StabilityAI has made a new contribution with the introduction of Stable Cascade—a cutting-edge text-to-image model that is set to redefine the way we interact with AI-generated visuals. Tailored for enthusiasts and developers alike, Stable Cascade stands out by being released under a non-commercial license, which opens the doors for countless non-commercial applications and learning opportunities.
This model leverages a three-stage approach, making it not only groundbreaking but also exceptionally user-friendly in terms of training and fine-tuning—even on standard consumer hardware. The creators of Stable Cascade have revolutionized the field with their hierarchical compression technique, which facilitates the creation of high-quality images from a highly compressed latent space. This offers a powerful and efficient method for generating images that could potentially transform the industry.
Not just that but, Stable Cascade has been engineered to provide seamless integration with the diffusers library, ensuring that users can employ the model for inference with ease. In a move to foster transparency and collaboration, StabilityAI has made the model’s training and inference code publicly accessible on their GitHub page.
Features of Stable Cascade
What sets Stable Cascade apart is its unique architecture, which consists of three distinct stages—A, B, and C—that work in concert to produce exceptional outputs. This departure from the Stable Diffusion models showcases StabilityAI’s commitment to innovation and versatility within the AI space.
Adding to its impressive capabilities, the model offers additional features such as image variations and image-to-image generation. These features not only enhance the creative possibilities but also demonstrate the flexibility of the model to cater to a wide range of artistic and practical applications.
The comprehensive release of Stable Cascade does not stop at the model itself. It includes all the necessary code for training and fine-tuning, accompanied by tools like ControlNet and LoRA, which aim to lower the barriers to further experimentation and refinement of this already remarkable architecture.
As StabilityAI unveils Stable Cascade to the world, the potential for creativity and innovation in the realm of text-to-image models takes a monumental leap forward, promising to unlock new possibilities for creators and developers alike.
Stable Cascade’s Unique Architecture
Stable Cascade is a new text to image model released by Stability AI. It is built on a three-stage architecture, comprising Stages A, B, and C, which allows for a hierarchical compression of images, achieving remarkable outputs while utilizing a highly compressed latent space.
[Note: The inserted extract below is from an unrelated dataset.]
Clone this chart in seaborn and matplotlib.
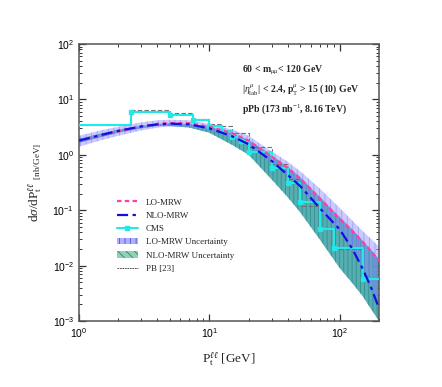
import matplotlib
matplotlib.use("Agg")
import matplotlib.pyplot as plt
from matplotlib.patches import Patch
from matplotlib.lines import Line2D
from matplotlib.ticker import LogLocator, NullFormatter
import numpy as np
import pandas as pd
import seaborn as sns

# transverse momentum grid of the theory curves (GeV)
pt_theory = [1, 1.5, 2, 3, 4, 5, 7, 10, 15, 20, 30, 40, 50, 70, 100, 125, 150, 175, 200]

# LO-MRW and NLO-MRW central predictions (nb/GeV)
lo_mrw = [1.75, 2.25, 2.65, 3.25, 3.6, 3.75, 3.7, 3.2, 2.45, 1.8, 0.93, 0.58, 0.37, 0.165, 0.07, 0.042, 0.027, 0.018, 0.012]
nlo_mrw = [1.8, 2.3, 2.7, 3.25, 3.55, 3.65, 3.55, 3.0, 2.15, 1.55, 0.78, 0.43, 0.27, 0.11, 0.045, 0.02, 0.0088, 0.0039, 0.0017]

# uncertainty bands
lo_up = [2.2, 2.8, 3.2, 3.85, 4.2, 4.3, 4.2, 3.6, 2.85, 2.2, 1.15, 0.75, 0.5, 0.25, 0.11, 0.065, 0.042, 0.03, 0.022]
lo_low = [1.4, 1.85, 2.2, 2.75, 3.1, 3.25, 3.2, 2.75, 2.0, 1.45, 0.72, 0.41, 0.26, 0.1, 0.04, 0.018, 0.0085, 0.004, 0.0018]
nlo_up = [1.95, 2.45, 2.85, 3.35, 3.6, 3.7, 3.6, 3.2, 2.45, 1.85, 0.98, 0.6, 0.39, 0.175, 0.075, 0.045, 0.028, 0.019, 0.013]
nlo_low = [1.65, 2.1, 2.5, 3.0, 3.3, 3.3, 3.1, 2.5, 1.5, 1.0, 0.36, 0.17, 0.09, 0.03, 0.009, 0.0048, 0.0028, 0.0016, 0.001]

# measured bins (CMS) and PB [23] histogram
bin_edges = [1, 2.5, 5, 7.5, 10, 12.5, 15, 17.5, 20, 30, 40, 50, 70, 90, 150, 200]
cms = [3.5, 6.0, 5.3, 4.2, 3.3, 2.7, 2.14, 1.74, 1.12, 0.575, 0.31, 0.138, 0.046, 0.0206, 0.0057]
pb = [3.5, 6.5, 5.7, 4.4, 3.6, 3.25, 2.5, 2.5, 1.41, 0.68, 0.36, 0.117, 0.045, 0.02, 0.006]

df_th = pd.DataFrame({'pt': pt_theory, 'lo': lo_mrw, 'nlo': nlo_mrw})
df_step = pd.DataFrame({'pt': bin_edges, 'cms': cms + [cms[-1]], 'pb': pb + [pb[-1]]})

sns.set_style("ticks")
plt.rcParams['font.family'] = ['Liberation Sans', 'DejaVu Sans']
plt.rcParams['mathtext.fontset'] = 'custom'
plt.rcParams['mathtext.rm'] = 'Liberation Serif'
plt.rcParams['mathtext.it'] = 'Liberation Serif:italic'
plt.rcParams['mathtext.bf'] = 'Liberation Serif:bold'
plt.rcParams['hatch.linewidth'] = 0.6

fig = plt.figure(figsize=(4.42, 3.87), dpi=100)
ax = fig.add_axes([0.1787, 0.1705, 0.6787, 0.7158])

# uncertainty bands
ax.fill_between(pt_theory, nlo_low, nlo_up, facecolor='#45a5a8', edgecolor='#2f8c90',
                hatch='||||', linewidth=0, alpha=0.9, zorder=1)
ax.fill_between(pt_theory, lo_low, lo_up, facecolor='#8a8aff', edgecolor='#6a6af0',
                hatch='|||', linewidth=0, alpha=0.45, zorder=2)

# PB [23] and CMS histograms
sns.lineplot(data=df_step, x='pt', y='pb', ax=ax, color='#707070', linestyle=(0, (4, 2)),
             linewidth=0.8, drawstyle='steps-post', zorder=3)
sns.lineplot(data=df_step, x='pt', y='cms', ax=ax, color='#22e8e8', linewidth=1.5,
             drawstyle='steps-post', zorder=4)
ax.plot(bin_edges[1:-1], cms[1:], 's', color='#22e8e8', markersize=3.5, zorder=4)

# theory curves
sns.lineplot(data=df_th, x='pt', y='lo', ax=ax, color='#ff3fa8', linewidth=1.6,
             linestyle=(0, (2, 1.5)), zorder=5)
sns.lineplot(data=df_th, x='pt', y='nlo', ax=ax, color='#1010e0', linewidth=1.6,
             linestyle=(0, (5, 2, 1.5, 2)), zorder=6)

ax.set_xscale('log')
ax.set_yscale('log')
ax.set_xlim(1, 200)
ax.set_ylim(1e-3, 1e2)
ax.xaxis.set_minor_locator(LogLocator(base=10, subs=np.arange(2, 10)))
ax.yaxis.set_minor_locator(LogLocator(base=10, subs=np.arange(2, 10), numticks=20))
ax.xaxis.set_minor_formatter(NullFormatter())
ax.yaxis.set_minor_formatter(NullFormatter())
ax.tick_params(which='both', direction='in', top=True, right=True, colors='#333333',
               labelcolor='black', labelsize=7.5)
ax.tick_params(which='major', length=5, width=0.9)
ax.tick_params(which='minor', length=2.5, width=0.7)
for s in ax.spines.values():
    s.set_color('#555555')
    s.set_linewidth(1.1)

ax.set_xlabel(r'P$_{\rm t}^{\ell\ell}$ [GeV]', fontsize=9.5, family='Liberation Serif', labelpad=8)
ax.set_ylabel(r'd$\sigma$/dP$_{\rm t}^{\ell\ell}$ $_{\rm [nb/GeV]}$', fontsize=9.5,
              family='Liberation Serif', labelpad=6)

# annotation
ann = [r'60 < m$_{\mu\mu}$< 120 GeV',
       r'|$\eta^{\mu}_{\rm lab}$| < 2.4, p$_{\rm T}^{\mu}$ > 15 (10) GeV',
       r'pPb (173 nb$^{-1}$, 8.16 TeV)']
for i, t in enumerate(ann):
    ax.text(0.545, 0.905 - i * 0.07, t, transform=ax.transAxes, fontsize=7,
            family='Liberation Serif', weight='bold', va='center')

handles = [
    Line2D([], [], color='#ff3fa8', linewidth=1.6, linestyle=(0, (2, 1.5))),
    Line2D([], [], color='#1010e0', linewidth=1.6, linestyle=(0, (5, 2, 1.5, 2))),
    Line2D([], [], color='#22e8e8', linewidth=1.5, marker='s', markersize=3),
    Patch(facecolor='#b0b0ff', edgecolor='#5050e0', hatch='|||', linewidth=0),
    Patch(facecolor='#8fd0b8', edgecolor='#2e8b60', hatch='\\\\\\\\', linewidth=0),
    Line2D([], [], color='#333333', linewidth=0.6, linestyle=(0, (2, 1))),
]
labels = ['LO-MRW', 'NLO-MRW', 'CMS', 'LO-MRW Uncertainty', 'NLO-MRW Uncertainty', 'PB [23]']
ax.legend(handles, labels, loc='upper left', bbox_to_anchor=(0.115, 0.456), frameon=False,
          prop={'family': 'Liberation Serif', 'size': 6.5}, handlelength=2.3,
          labelspacing=0.55, borderaxespad=0, handletextpad=0.9)

fig.savefig('out.png', dpi=100)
The model is exceptionally easy to train and finetune on consumer hardware, and it is being released under a non-commercial license that permits non-commercial use only.
The three stages of the Stable Cascade architecture are:
- Stage A: This stage generates a low-resolution version of the image.
- Stage B: This stage refines the image from Stage A and adds more detail.
- Stage C: This stage generates the final, high-resolution image.
Stable Cascade introduces an interesting three-stage approach, setting new benchmarks for quality, flexibility, fine-tuning, and efficiency with a focus on further eliminating hardware barriers. The model is available for inference in the diffusers library. The architecture of Stable Cascade allows for additional training or finetuning, including ControlNets and LoRAs, to be completed singularly on Stage C, which comes with a 16x cost reduction compared to training a similar-sized Stable Diffusion model. The model’s modular approach helps keep the expected VRAM requirements for inference to approximately 20gb but can be further lowered by using the smaller variants. Stable Cascade performs best in both prompt alignment and aesthetic quality in almost all model comparisons.
In addition to standard text-to-image generation, Stable Cascade can generate image variations and image-to-image generations. The release includes all the code for training, finetuning, ControlNet, and LoRA to lower the requirements to experiment with this architecture further.
Final Thoughts
The model overall looks promising. It seems to do pretty well with text in images, something AI has seemed to strugle with. However, most AI image models are getting better at it. Ideogram was one of the first to release decent text in images, then came DALL-E 3 and eventually Midjourney.
My concern with these models has always been whether they can be freely downloaded and fucked around with. As long as the community is able to get their hands on them and fine-tune them, train new base models and LoRAs, and just generally break them in new and unexpected ways, then the existence of a commercial license seems completely fine to me. From what I’ve seen it works better. not 100% perfect, but hands and text seem a lot better finally.
While I’m excited about the new base model and architecture from Stability AI, which is akin to SD 1.5, SDXL, and Cascade in terms of being a foundational model that needs fine-tuning by the open-source community, there’s one concern weighing on my mind. Specifically, it’s the $20/month licensing fee – if I have to pay this even without generating any net earnings from a project, it could make devs pause before diving in. Ideally, I’d prefer a structure where I only need to pay once my earnings can cover the cost. It’s worth noting that Stability AI is currently losing $8 million per month and relies heavily on support from its community for survival. Nonetheless, stability remains crucial as it ensures continued progress in this field.